Enfin, sans vouloir, nous laisser entraîner, malgré tout, sur le plan militaire, nous estimons que Le Figaro (même s’il s’agit d’une « analyse » et non de l’éditorial) se contredit quelque peu puisqu’après avoir critiqué le recours au frappes aériennes, il conteste, ensuite, « la tactique des incursions mécanisées terrestres » dans les villages du Liban-Sud.

De même, il est trop facile qualifier d’ « espoir puéril » pour « sauver sa réputation » l’opération, qualifiée, d’ailleurs,, d’ « aussi coûteuse qu’inutile », qui a conduit Tsahal, dans les dernières quarante-huit heures, à se « ruer en force » vers le Litani.

Bref, pour résumer cette « analyse », Israël n’aurait dû utiliser que le verbe pour essayer de convaincre le Liban à se décider, enfin, à se conduire en véritable Etat.

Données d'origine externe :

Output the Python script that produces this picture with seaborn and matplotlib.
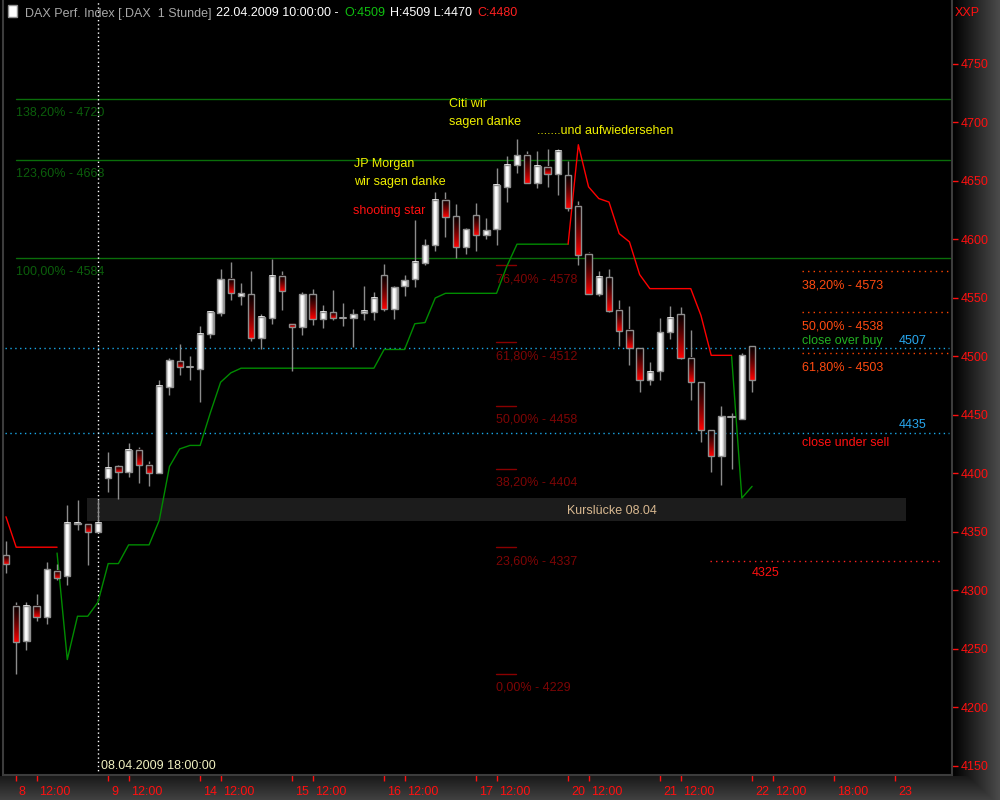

C’eut bien été la première fois que la parole aurait fait reculer le terrorisme.

En attendant, cela fait plusieurs jours qu’Israël, a fait savoir, urbi et orbi, qu’il attendait le déploiement de la FINUL, censée épauler l’armée libanaise, pour se retirer des territoires occupés du Liban-Sud, afin d’éviter la réédition immédiate des tirs de roquettes.

Il est vrai qu’il a fallu que les autorités françaises se rendent compte, après de nombreuses pressions, du ridicule de la situation dans laquelle elles s’étaient placées pour que la FINUL renforcée puisse prendre forme.

Moralité : qu’Israël agisse ou non, il a toujours tort (le premier tort, aux yeux de certains, c’est d’ailleurs d’exister).